A senior Iranian negotiator said Tehran had made progress in talks on Friday with French, British and German diplomats seeking to persuade the Islamic republic to give up its uranium enrichment programme.
But Hossein Mousavian, head of the Iranian delegation, said it was unclear whether the remaining differences would be resolved in the afternoon session despite compromises made in an initial three hours of talks.
"We have reached a satisfactory compromise on some issues," Mousavian told reporters during a short break in the talks at the French foreign ministry.
"But there are some other issues left. We are going to have a second round of negotiations. Maybe this will take another three or four hours before we can say whether we are able to agree on a compromise or not," he said.
Iran is offering a six-month suspension of its enrichment programme, which Washington believes will be used to produce atomic weapons, diplomats close to the talks said.
But the European Union's "Big Three" powers are pushing Iran to agree to an indefinite suspension.
"We still want a termination of the enrichment programme and all related activities," a Western diplomat close to the EU-Iran talks said. "I don't expect a breakthrough (on Friday)."
"This was the compromise with the G8 - no compromises," the diplomat added, referring to a recent meeting of the Group of Eight industrial countries in Washington on Iran.
Tehran has said uranium enrichment, a process of purifying uranium for use as fuel in atomic power plants or in weapons, is a sovereign right that it will never abandon.
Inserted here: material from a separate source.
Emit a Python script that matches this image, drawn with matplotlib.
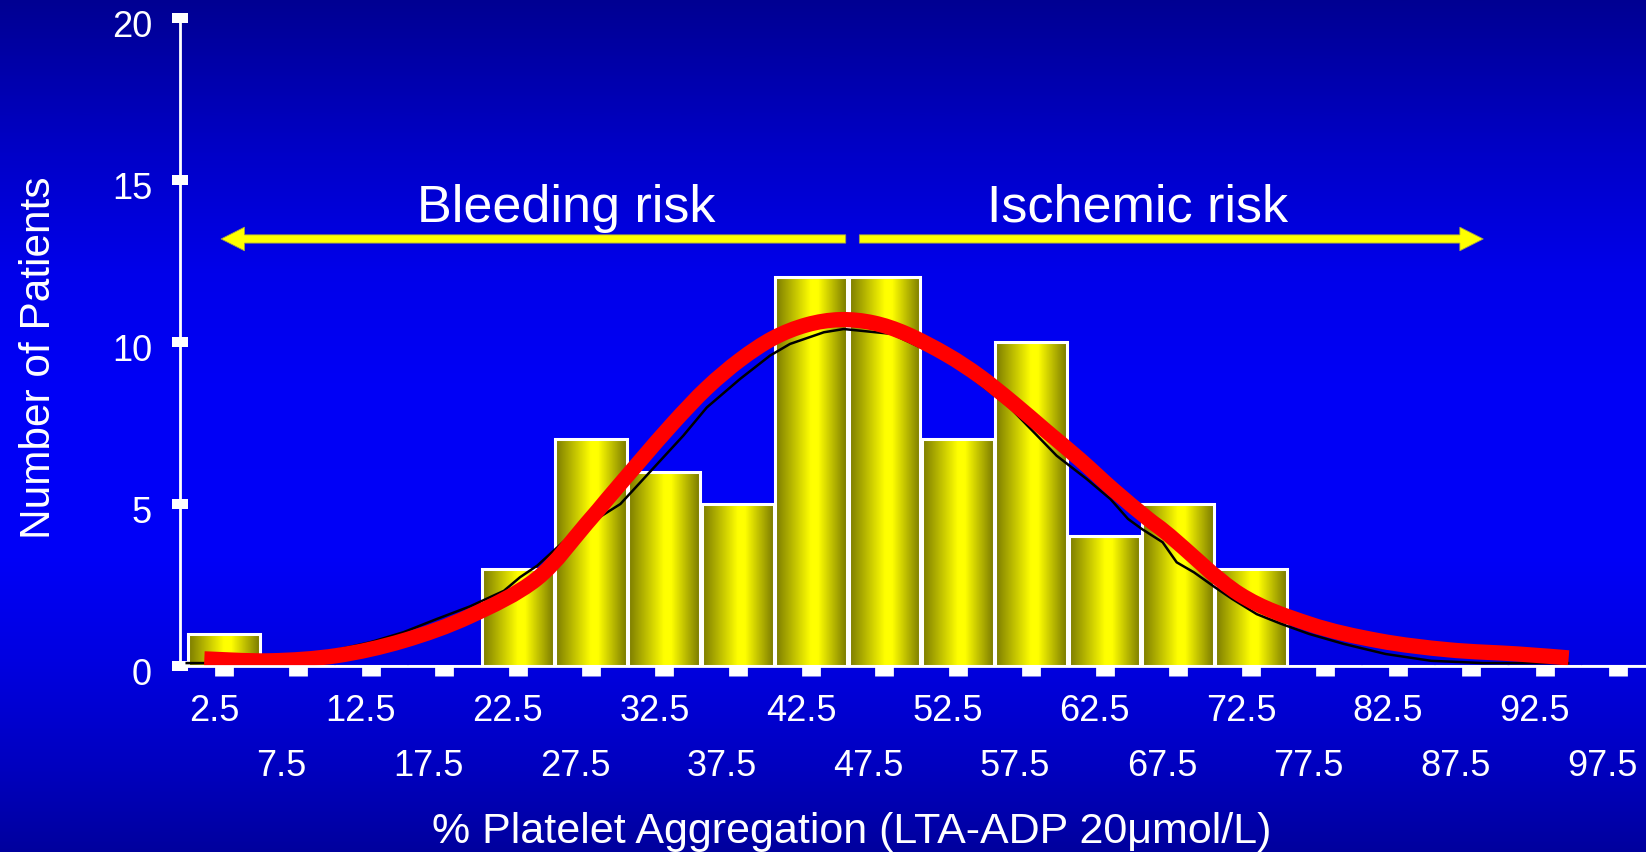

Sirus Naseri, one of the Iranian delegates, told Reuters in a telephone interview he was "expecting a long day" as the two sides haggled over a draft deal covering political and economic issues ranging from trade relations to terrorism.
"It will take time. They (the talks) will not be easy because we are at the point of exchanging drafts," Naseri said before the meeting. A European diplomat said it was possible the talks would spill over into Saturday.
Naseri said he hoped the two sides would at least inch closer to a deal before the November 25 meeting of the UN International Atomic Energy Agency (IAEA).
If no deal is struck before the IAEA meeting, the EU is expected to support Washington's demand for a referral to the UN Security Council and possible economic sanctions.
IAEA chief Mohamed ElBaradei has encouraged Iran to reach a deal with the Europeans and has even offered to guarantee Iran's supply of nuclear fuel if it abandons its fuel production capabilities, diplomats said.